It is not uncommon for 501(c)(3) non-profit organizations, large and small, to have money making opportunities during their existence. For instance, a larger non-profit organization may have a talented IT department that creates software to benefit the organization, but which can later be marketed to other organizations. In addition, a non-profit organization may receive a bequest of income producing property. Since 501(c)(3) non-profit organizations must be created and operated exclusively for charitable purposes, and not to generate profits, should these organizations ignore these opportunities and miss out on the income that could benefit their just causes, or can they take action? The short answer is that action can be taken but with caution.

There are several risks for non-profit organizations engaging in money making operations. First and foremost, non-profit organizations do not want to lose their 501(c)(3) status since the Internal Revenue Code provides that an organization is only exempt from federal income taxation if it is organized and operated exclusively for charitable and educational purposes. It is important to note that the organization must be organized and operated for the charitable purpose and therefore, if one of these is not met, the organization is not tax exempt.

The Internal Revenue Code does provide that an organization may still meet this test if the operation of the trade or business is in furtherance of the organization’s exempt purpose and if the organization is not organized for the primary purpose of carrying on an unrelated trade or business. However, the Internal Revenue Code also imposes a tax on the "unrelated business taxable income" of organizations otherwise exempt from federal tax under Section 501. Since "unrelated business taxable income" does not include dividends, the most common approach is for non-profit organizations to form for a profit subsidiary to pursue the business opportunity that is unrelated to the organizations charitable or educational purpose.

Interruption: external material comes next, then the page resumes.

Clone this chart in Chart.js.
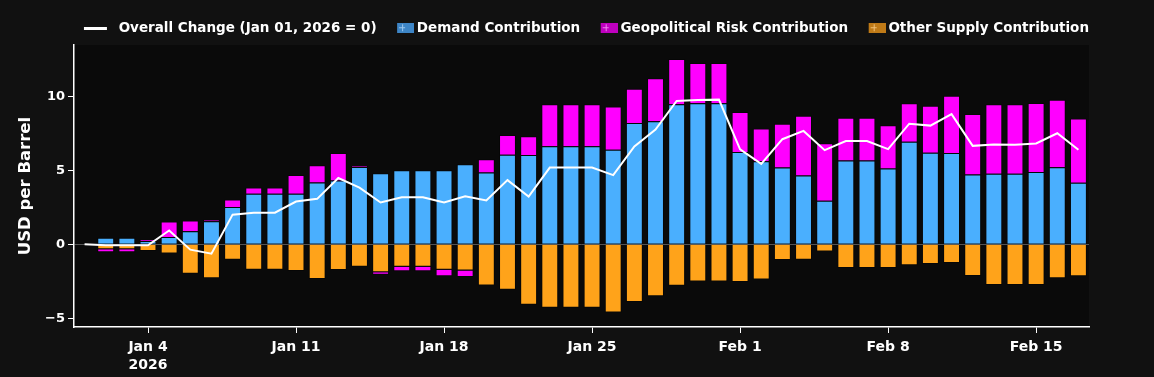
<!DOCTYPE html>
<html>
<head>
<meta charset="utf-8">
<script src="https://cdn.jsdelivr.net/npm/chart.js@4.4.1/dist/chart.umd.min.js"></script>
<style>
  html, body { margin: 0; padding: 0; background: #111111; }
  #wrap { width: 1154px; height: 377px; }
</style>
</head>
<body>
<div id="wrap"><canvas id="chart" width="1154" height="377"></canvas></div>
<script>
// one category per day, Jan 1 .. Feb 17 2026
var days = ['Jan 1','Jan 2','Jan 3','Jan 4','Jan 5','Jan 6','Jan 7','Jan 8','Jan 9','Jan 10',
  'Jan 11','Jan 12','Jan 13','Jan 14','Jan 15','Jan 16','Jan 17','Jan 18','Jan 19','Jan 20',
  'Jan 21','Jan 22','Jan 23','Jan 24','Jan 25','Jan 26','Jan 27','Jan 28','Jan 29','Jan 30','Jan 31',
  'Feb 1','Feb 2','Feb 3','Feb 4','Feb 5','Feb 6','Feb 7','Feb 8','Feb 9','Feb 10',
  'Feb 11','Feb 12','Feb 13','Feb 14','Feb 15','Feb 16','Feb 17'];
var tickDays = ['Jan 4','Jan 11','Jan 18','Jan 25','Feb 1','Feb 8','Feb 15'];
var yearLabel = '2026';

var overall = [0, -0.07, -0.07, -0.07, 0.94, -0.36, -0.63, 2.01, 2.14, 2.14, 2.9, 3.08, 4.49, 3.84, 2.83,
  3.19, 3.19, 2.83, 3.26, 2.97, 4.35, 3.24, 5.2, 5.2, 5.2, 4.69, 6.63, 7.77, 9.71, 9.78, 9.8,
  6.43, 5.45, 7.12, 7.68, 6.38, 7.0, 7.0, 6.45, 8.17, 8.04, 8.82, 6.67, 6.76, 6.74, 6.83, 7.52, 6.4];
var demand = [null, 0.44, 0.44, 0.22, 0.5, 0.89, 1.56, 2.52, 3.42, 3.42, 3.42, 4.19, 4.33, 5.24, 4.82,
  5.02, 5.02, 5.02, 5.42, 4.86, 6.07, 6.05, 6.65, 6.65, 6.65, 6.4, 8.21, 8.33, 9.48, 9.55, 9.55,
  6.25, 5.63, 5.2, 4.66, 2.95, 5.67, 5.67, 5.13, 6.94, 6.2, 6.18, 4.73, 4.78, 4.78, 4.89, 5.22, 4.17];
var geo = [null, -0.2, -0.2, 0.1, 1.04, 0.72, 0.11, 0.51, 0.42, 0.42, 1.27, 1.17, 1.85, 0.07, -0.16,
  -0.31, -0.31, -0.45, -0.44, 0.9, 1.34, 1.27, 2.83, 2.83, 2.83, 2.93, 2.33, 2.92, 3.07, 2.73, 2.73,
  2.72, 2.21, 2.97, 4.05, 3.9, 2.9, 2.9, 2.93, 2.61, 3.18, 3.89, 4.09, 4.7, 4.7, 4.69, 4.58, 4.36];
var otherSupply = [null, -0.33, -0.33, -0.45, -0.63, -2.0, -2.3, -1.05, -1.72, -1.72, -1.81, -2.35, -1.74, -1.52, -1.9,
  -1.52, -1.52, -1.72, -1.77, -2.79, -3.08, -4.09, -4.29, -4.29, -4.29, -4.62, -3.91, -3.51, -2.81, -2.52, -2.52,
  -2.55, -2.39, -1.07, -1.05, -0.49, -1.61, -1.61, -1.61, -1.41, -1.34, -1.27, -2.14, -2.75, -2.75, -2.75, -2.3, -2.17];

Chart.defaults.font.family = '"DejaVu Sans", Arial, sans-serif';
Chart.defaults.font.weight = 'bold';
Chart.defaults.color = '#ffffff';

// legend swatches: 34px wide canvas, box sits in the right part so gaps match the original
function swatch(fill, mark) {
  var c = document.createElement('canvas');
  c.width = 34; c.height = 10;
  var g = c.getContext('2d');
  g.fillStyle = fill;
  g.fillRect(17, 0, 17, 10);
  g.strokeStyle = mark;
  g.lineWidth = 1;
  g.beginPath();
  g.moveTo(19, 4.5); g.lineTo(25, 4.5);
  g.moveTo(22.5, 1); g.lineTo(22.5, 8);
  g.stroke();
  return c;
}
var lineSwatch = document.createElement('canvas');
lineSwatch.width = 34; lineSwatch.height = 3;
lineSwatch.getContext('2d').fillStyle = '#ffffff';
lineSwatch.getContext('2d').fillRect(2, 0, 23, 3);

var swatches = [lineSwatch, swatch('#3d85c6', '#9cc8ef'), swatch('#bf7a17', '#f0c078'), swatch('#bf00bf', '#f07ff0')];
var legendOrder = [0, 1, 3, 2];

var plotBg = {
  id: 'plotBg',
  afterLayout: function(chart) {
    // legend row ends with its own padding; nudge it so text ends at the plot's right edge
    chart.legend.left += 7.5;
    chart.legend.right += 7.5;
  },
  beforeDraw: function(chart) {
    var a = chart.chartArea, ctx = chart.ctx;
    ctx.save();
    ctx.fillStyle = '#0a0a0a';
    ctx.fillRect(a.left, a.top, a.right - a.left, a.bottom - a.top);
    ctx.restore();
  }
};

var ctx = document.getElementById('chart').getContext('2d');
var chart = new Chart(ctx, {
  type: 'bar',
  data: {
    labels: days,
    datasets: [
      { type: 'line', label: 'Overall Change (Jan 01, 2026 = 0)', data: overall,
        borderColor: '#ffffff', borderWidth: 2, pointRadius: 0, tension: 0 },
      { label: 'Demand Contribution', data: demand, backgroundColor: '#4aaffe' },
      { label: 'Other Supply Contribution', data: otherSupply, backgroundColor: '#ffa31a' },
      { label: 'Geopolitical Risk Contribution', data: geo, backgroundColor: '#ff00ff' }
    ]
  },
  options: {
    responsive: false,
    animation: false,
    layout: { padding: { top: 14, right: 65, left: 0, bottom: 0 } },
    datasets: {
      bar: { barPercentage: 0.8, categoryPercentage: 1, borderWidth: 1, borderColor: 'rgba(0,0,0,0.4)' }
    },
    plugins: {
      tooltip: { enabled: false },
      legend: {
        align: 'end',
        labels: {
          usePointStyle: true,
          pointStyleWidth: 26,
          padding: 7.5,
          font: { size: 13.5, weight: 'bold' },
          color: '#ffffff',
          generateLabels: function(chart) {
            return legendOrder.map(function(i) {
              return { text: chart.data.datasets[i].label, datasetIndex: i, pointStyle: swatches[i],
                fillStyle: '#fff', strokeStyle: '#fff', lineWidth: 0, fontColor: '#ffffff',
                hidden: !chart.isDatasetVisible(i) };
            });
          }
        }
      }
    },
    scales: {
      x: {
        stacked: true,
        offset: true,
        afterFit: function(s) { s.height = 50; },
        border: { color: '#ffffff', width: 1.5 },
        grid: {
          offset: false,
          drawOnChartArea: false,
          tickLength: 6,
          tickColor: function(c) { return tickDays.indexOf(days[c.index]) >= 0 ? '#ffffff' : 'rgba(0,0,0,0)'; }
        },
        ticks: {
          autoSkip: false,
          maxRotation: 0,
          padding: 5,
          font: { size: 14, weight: 'bold', lineHeight: 1.3 },
          callback: function(v, i) {
            var d = days[i];
            if (tickDays.indexOf(d) < 0) return '';
            return i === days.indexOf(tickDays[0]) ? [d, yearLabel] : d;
          }
        }
      },
      y: {
        stacked: true,
        min: -5.6,
        max: 13.5,
        afterFit: function(s) { s.width = 74; },
        border: { color: '#ffffff', width: 1.5 },
        grid: {
          drawOnChartArea: true,
          tickLength: 6,
          tickColor: '#ffffff',
          color: function(c) { return c.tick && c.tick.value === 0 ? '#555555' : 'rgba(0,0,0,0)'; }
        },
        ticks: {
          stepSize: 5,
          includeBounds: false,
          padding: 3,
          font: { size: 13, weight: 'bold' },
          callback: function(v) { return String(v).replace('-', '\u2212'); }
        },
        title: {
          display: true,
          text: 'USD per Barrel',
          font: { size: 16.5, weight: 'bold' },
          padding: { top: 16, bottom: 4 }
        }
      }
    }
  },
  plugins: [plotBg]
});
</script>
</body>
</html>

Of course, this does not mean that the income producing opportunity is not taxable. Since dividends are made out of the after-tax earnings of for-profit companies, the Internal Revenue Service allows distributions (or dividends) to be made to 501(c)(3) organizations while preserving their exempt status. That is, the for-profit entity pays taxes just like any other for-profit organization, and then the for-profit entity makes distributions to its parent, the non-profit organization. Another benefit to this approach is that the non-profit parent organizations can benefit from certain protections afforded by the limited liability laws of the various states by organizing separate legal entities to engage in the opportunity.

While forming a for-profit subsidiary is the most common approach, it is important to note that simply forming a subsidiary to run a for-profit operation will not by itself protect the tax-exempt status of a non-profit organization. The Federal Regulations provide that whether a non-profit organization can maintain its tax-exempt status will be decided on a case-by-case basis.